— Тут же? В этой же комнате? — воскликнула Ника.
— Тут же.
— Но зачем? — смеялась она. — При сорока четырех комнатах?
— А вот такая конструкция была у дома! — в голосе Евгения Евгеньевича дрогнула юмористическая покорность. — Правда, это была огромная комната. Сей старый джентльмен был обладателем большой коллекции бронзовых и курьезных вещиц, причем, подбирая предметы для своего собрания, он руководился определенным вкусом, и притом очень Дурным, поэтому собирал главным образом бронзу, и притом Французскую бронзу, и притом той бездарной буржуазной эпохи, когда все искусство было тронуто тлением. Достаточно сказать, что все эти предметы были раскрашены, а с точки зрения их творцов, эти вещи были тем лучше, чем меньше они походили на бронзу — группы животных, отдельные звери.
— А часы? — спросила Ника. Ответа не последовало, — входили люди, был шум.
Утро второго мая. Накануне поздно легли, поздно встали. (Какая удивительная вещь — спать!) Ника идёт на кухню. Сегодня, в праздник, они за столом — вместе! Идёт праздничный отдых: вспоминают латынь — увлечение Морица, — но и изобретатель здесь не ударил в грязь лицом. Погружение в школьные времена…
— Тит Ливий — изумительный стилист, наитруднейший для изучения! Переводить его было даже мне, — а я очень люблю латынь, — мука. Но его Рим дан очень правдиво, потому что он страдал за него. Он был гордым аристократом, презиравшим плебс.
Мориц ходит по комнате, как гладиатор, вышедший на арену. Но все сегодня устали, и спор падает сам собой. Садятся обедать…
Партия в шахматы с Виктором кончилась вничью. Домино — надоело. Мориц бродит по комнате немыслимо фланирующим шагом, живое воплощение праздности, — ещё третьего дня сама деловитость, рабочий и жёсткий огонь! Ника починила полушубок Евгения Евгеньевича и села чинить короткую шубку Морица. Руки странно скользят по густому длинному меху, в котором затаилось тепло.

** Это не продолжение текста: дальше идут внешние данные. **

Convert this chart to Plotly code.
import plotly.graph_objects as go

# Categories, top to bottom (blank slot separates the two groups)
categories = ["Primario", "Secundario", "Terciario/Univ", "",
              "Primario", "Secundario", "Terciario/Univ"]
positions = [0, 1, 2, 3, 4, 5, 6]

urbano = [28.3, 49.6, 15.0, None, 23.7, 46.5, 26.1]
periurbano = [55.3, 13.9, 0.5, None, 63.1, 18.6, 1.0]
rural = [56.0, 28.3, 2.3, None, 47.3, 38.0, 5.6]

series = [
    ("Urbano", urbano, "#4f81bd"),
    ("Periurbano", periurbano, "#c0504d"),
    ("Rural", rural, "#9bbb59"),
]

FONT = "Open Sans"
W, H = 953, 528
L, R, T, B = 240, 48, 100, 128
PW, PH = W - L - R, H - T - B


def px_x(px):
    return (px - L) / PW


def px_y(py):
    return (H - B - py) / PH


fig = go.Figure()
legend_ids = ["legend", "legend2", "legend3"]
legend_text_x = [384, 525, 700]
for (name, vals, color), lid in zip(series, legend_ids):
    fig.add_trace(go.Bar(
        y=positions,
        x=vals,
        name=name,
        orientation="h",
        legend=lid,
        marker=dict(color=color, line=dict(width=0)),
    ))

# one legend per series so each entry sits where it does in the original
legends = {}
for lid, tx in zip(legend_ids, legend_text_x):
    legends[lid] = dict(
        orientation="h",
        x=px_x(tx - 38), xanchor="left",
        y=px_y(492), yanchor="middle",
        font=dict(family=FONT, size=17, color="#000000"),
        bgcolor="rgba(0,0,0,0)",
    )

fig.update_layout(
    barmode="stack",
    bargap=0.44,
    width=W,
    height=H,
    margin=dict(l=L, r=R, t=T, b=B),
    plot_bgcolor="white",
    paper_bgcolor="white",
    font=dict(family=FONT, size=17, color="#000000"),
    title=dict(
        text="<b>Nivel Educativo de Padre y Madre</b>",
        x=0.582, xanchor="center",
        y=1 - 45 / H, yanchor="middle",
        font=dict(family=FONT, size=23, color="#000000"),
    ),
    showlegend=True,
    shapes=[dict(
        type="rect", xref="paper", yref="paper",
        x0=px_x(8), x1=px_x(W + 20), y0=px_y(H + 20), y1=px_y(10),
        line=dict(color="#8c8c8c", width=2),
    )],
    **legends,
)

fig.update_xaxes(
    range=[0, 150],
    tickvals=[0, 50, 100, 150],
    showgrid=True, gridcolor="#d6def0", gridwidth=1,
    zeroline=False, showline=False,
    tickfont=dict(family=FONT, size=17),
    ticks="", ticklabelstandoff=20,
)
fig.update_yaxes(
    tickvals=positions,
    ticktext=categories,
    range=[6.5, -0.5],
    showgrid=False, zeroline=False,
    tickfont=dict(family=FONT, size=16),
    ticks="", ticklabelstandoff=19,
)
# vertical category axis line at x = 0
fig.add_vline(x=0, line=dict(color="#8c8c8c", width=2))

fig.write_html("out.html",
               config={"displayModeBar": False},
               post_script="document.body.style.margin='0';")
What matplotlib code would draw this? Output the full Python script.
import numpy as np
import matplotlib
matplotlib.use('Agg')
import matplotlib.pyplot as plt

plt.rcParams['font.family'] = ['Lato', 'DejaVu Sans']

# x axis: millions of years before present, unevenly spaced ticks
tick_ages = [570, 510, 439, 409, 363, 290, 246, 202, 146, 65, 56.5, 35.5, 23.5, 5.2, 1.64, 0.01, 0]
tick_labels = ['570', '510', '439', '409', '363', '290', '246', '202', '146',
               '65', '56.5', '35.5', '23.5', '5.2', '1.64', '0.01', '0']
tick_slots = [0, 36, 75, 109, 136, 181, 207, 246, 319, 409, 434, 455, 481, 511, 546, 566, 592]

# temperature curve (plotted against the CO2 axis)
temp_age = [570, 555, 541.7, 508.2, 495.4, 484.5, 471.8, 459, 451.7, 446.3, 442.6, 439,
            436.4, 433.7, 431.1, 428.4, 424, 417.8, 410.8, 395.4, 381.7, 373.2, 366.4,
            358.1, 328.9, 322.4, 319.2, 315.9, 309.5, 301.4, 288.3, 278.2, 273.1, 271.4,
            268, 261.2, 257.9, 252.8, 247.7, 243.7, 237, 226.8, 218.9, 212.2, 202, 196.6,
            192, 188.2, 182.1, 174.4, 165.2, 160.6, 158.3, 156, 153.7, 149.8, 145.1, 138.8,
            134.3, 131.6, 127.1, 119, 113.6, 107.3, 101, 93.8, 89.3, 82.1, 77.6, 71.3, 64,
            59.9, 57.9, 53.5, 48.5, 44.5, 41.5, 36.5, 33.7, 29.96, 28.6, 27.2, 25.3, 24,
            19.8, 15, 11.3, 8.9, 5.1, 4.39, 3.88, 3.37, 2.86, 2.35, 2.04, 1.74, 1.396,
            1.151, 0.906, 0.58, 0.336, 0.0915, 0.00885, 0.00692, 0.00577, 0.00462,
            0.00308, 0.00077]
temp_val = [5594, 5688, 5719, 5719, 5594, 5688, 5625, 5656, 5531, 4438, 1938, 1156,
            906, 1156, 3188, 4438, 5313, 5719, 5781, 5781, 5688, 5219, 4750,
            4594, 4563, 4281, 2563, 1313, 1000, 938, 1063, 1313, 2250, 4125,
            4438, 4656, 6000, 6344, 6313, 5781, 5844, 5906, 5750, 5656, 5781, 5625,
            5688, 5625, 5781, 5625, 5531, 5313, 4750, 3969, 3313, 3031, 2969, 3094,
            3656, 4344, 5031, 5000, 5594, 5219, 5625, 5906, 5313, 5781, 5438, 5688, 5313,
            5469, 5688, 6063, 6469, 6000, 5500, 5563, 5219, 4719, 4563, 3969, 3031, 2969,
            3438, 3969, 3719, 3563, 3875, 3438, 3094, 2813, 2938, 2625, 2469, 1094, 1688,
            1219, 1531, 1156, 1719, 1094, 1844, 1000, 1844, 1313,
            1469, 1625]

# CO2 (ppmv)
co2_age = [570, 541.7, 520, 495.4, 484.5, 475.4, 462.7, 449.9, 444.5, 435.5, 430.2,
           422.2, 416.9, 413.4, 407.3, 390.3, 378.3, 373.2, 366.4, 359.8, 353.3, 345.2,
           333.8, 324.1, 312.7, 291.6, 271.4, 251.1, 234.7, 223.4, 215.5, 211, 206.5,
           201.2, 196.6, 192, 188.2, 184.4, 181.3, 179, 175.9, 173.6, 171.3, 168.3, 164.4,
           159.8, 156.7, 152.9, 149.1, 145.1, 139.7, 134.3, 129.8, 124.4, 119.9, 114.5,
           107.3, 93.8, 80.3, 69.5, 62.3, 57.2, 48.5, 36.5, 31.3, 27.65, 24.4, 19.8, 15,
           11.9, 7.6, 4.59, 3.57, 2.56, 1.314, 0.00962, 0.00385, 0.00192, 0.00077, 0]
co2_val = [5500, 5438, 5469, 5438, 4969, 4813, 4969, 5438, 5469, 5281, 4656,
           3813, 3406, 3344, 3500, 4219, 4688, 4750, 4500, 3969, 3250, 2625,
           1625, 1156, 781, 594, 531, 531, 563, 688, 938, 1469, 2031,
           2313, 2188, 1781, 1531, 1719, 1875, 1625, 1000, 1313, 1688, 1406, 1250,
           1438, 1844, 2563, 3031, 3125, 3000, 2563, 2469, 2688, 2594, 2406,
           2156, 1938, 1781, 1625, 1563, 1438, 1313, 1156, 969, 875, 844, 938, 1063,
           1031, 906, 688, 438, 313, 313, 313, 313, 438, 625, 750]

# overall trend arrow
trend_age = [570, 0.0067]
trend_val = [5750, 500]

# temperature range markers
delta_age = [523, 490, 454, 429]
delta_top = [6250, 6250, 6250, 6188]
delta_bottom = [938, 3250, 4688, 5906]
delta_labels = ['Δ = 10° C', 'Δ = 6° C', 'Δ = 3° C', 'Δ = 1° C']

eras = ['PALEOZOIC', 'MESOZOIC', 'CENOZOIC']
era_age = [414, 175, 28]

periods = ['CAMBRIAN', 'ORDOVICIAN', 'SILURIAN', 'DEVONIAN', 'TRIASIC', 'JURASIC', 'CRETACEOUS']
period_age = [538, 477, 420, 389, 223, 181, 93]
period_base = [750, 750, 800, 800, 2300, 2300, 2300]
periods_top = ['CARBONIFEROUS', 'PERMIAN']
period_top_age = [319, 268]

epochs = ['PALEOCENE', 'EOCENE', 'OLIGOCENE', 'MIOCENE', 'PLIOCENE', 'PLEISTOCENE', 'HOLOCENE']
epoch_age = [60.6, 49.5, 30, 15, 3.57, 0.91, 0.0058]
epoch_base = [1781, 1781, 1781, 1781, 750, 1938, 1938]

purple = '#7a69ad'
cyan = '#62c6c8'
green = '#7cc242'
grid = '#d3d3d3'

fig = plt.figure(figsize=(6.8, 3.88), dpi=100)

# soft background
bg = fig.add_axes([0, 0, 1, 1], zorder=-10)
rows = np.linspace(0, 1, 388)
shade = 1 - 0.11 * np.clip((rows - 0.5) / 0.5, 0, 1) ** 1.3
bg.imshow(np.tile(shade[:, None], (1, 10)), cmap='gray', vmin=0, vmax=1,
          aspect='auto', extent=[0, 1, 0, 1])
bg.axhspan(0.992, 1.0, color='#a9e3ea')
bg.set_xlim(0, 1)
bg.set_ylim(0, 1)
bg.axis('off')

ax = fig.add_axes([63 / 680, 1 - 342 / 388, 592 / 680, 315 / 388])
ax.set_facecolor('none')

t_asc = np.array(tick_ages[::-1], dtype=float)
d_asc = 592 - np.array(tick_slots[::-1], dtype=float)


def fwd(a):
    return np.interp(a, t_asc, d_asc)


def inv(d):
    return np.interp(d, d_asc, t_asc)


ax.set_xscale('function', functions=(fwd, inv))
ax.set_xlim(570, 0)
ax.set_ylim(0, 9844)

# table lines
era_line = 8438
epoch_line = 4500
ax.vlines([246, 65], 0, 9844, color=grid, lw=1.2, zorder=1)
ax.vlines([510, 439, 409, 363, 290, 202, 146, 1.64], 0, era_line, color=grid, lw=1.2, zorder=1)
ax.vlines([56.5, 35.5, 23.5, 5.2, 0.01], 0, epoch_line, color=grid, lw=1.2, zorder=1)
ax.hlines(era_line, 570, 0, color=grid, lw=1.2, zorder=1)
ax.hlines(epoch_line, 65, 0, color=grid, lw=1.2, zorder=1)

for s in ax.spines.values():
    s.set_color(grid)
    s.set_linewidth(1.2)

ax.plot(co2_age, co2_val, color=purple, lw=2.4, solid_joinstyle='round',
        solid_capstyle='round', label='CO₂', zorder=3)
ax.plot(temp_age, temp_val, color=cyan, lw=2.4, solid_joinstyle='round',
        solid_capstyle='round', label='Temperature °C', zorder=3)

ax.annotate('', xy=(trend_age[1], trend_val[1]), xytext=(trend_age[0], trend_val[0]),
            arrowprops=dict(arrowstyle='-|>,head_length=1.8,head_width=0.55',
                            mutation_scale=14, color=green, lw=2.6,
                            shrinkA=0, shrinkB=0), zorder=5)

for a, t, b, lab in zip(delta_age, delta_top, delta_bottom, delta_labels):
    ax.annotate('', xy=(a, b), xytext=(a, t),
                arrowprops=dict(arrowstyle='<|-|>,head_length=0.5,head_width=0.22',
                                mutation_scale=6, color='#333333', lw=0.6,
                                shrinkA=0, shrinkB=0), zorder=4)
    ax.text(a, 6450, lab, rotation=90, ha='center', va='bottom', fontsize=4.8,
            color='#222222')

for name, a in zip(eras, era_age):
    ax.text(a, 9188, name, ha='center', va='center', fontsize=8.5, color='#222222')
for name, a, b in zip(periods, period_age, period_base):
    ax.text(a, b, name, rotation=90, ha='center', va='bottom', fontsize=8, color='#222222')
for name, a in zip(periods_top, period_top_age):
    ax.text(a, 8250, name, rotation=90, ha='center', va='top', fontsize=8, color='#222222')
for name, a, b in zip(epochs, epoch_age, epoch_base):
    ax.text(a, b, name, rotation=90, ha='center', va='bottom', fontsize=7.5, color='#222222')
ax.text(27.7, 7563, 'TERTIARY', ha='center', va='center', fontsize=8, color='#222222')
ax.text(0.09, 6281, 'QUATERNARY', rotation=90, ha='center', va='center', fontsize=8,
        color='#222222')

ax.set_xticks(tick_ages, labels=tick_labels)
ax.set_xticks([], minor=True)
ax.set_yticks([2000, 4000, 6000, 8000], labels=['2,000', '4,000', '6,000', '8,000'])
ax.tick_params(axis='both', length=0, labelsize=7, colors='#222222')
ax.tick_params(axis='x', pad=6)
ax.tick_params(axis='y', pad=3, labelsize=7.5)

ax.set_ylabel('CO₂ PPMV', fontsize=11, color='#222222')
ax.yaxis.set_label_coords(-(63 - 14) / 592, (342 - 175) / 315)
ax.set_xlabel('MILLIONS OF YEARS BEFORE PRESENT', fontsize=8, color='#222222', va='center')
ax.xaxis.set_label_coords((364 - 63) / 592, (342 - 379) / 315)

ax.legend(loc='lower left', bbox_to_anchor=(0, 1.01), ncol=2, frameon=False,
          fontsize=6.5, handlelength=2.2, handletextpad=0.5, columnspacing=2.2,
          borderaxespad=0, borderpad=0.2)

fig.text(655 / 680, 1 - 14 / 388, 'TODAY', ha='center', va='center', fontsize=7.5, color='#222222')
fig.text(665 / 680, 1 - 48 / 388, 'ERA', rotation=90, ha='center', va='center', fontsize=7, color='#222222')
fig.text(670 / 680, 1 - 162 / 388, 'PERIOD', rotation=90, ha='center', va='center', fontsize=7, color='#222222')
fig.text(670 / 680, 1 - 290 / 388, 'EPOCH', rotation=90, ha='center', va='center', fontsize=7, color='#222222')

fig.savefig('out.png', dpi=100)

— А это, Евгений Евгеньевич, вы помните? (Морицу) — Верлена? Как дальше?..
Уютно отзывается Евгений Евгеньевич, приделывая крошку–цепь к лилипутьему люку шхуны.
И Ника немедленно переводит:
Почему‑то и время медленно течет сегодня… Вот было одному дню покоя случиться, как бы насильственному дню отдыха — и уже нечего делать Морицу, уже все перепробовано, перечувствовано, вспомнено, уже скоро начнется: скука! Уже рукой подать до того, что потянет назад, в работу, в ритм и азарт труда…
Все это Ника, должно быть, наглухо пришивает к шубке — так она крепко об этом думает и так крепко сшивает старый мех. Странно, но это так — ей сейчас хочется того Морица, с токами высокого напряжения! Но от этих токов — пропадешь, потому что они — грубой фактуры, от них кидает то в жар, то в мороз, и постижение их при всем стремлении к человеку — есть сплошное расставание с ним. Этот, который сейчас так лиричен, изыскан и возмещает сторицей то, чего тогда — жаждалось, делает это сейчас слепо: лиризм в такой неразбавленной степени предстает Нике — слабостью. Она им, сама не доосознавая, — обкормлена. То, что было бы добродетелью для Скупого рыцаря, у его расточителя сына — порок. У Ники — тоска и тончайшая ревность к отсутствующим доблестям того Морица.
А Мориц сидит на скамье, купая тяжелые башмаки в луче солнца. Вспоминает о потрясающем впечатлении похорон Ермоловой. О последнем свидании её с соперницей — Федотовой. Неподелившие славу! При жизни она развела их. И вот теперь — сводит. Как статуя, вышла к ней из своего дома Федотова, осиротелая, к покинувшей. Живая к Мертвой. Молча постояла над гробом. Замерла вся толпа. И смотрела, как жизнь задумалась над смертью, слава — над Вечной памятью. И вновь понесла Ермолову московская толпа. Лучом прожектора встречает Малый театр возлежащую на руках поклонников — в этот луч, в распахнутые двери театра, видевшего все её роли, как пантеон, всплывает Тень Актрисы, стряхивая, как пыль с ног, тех, за дверями… Так романтически претворяется в Нике более реальный рассказ Морица.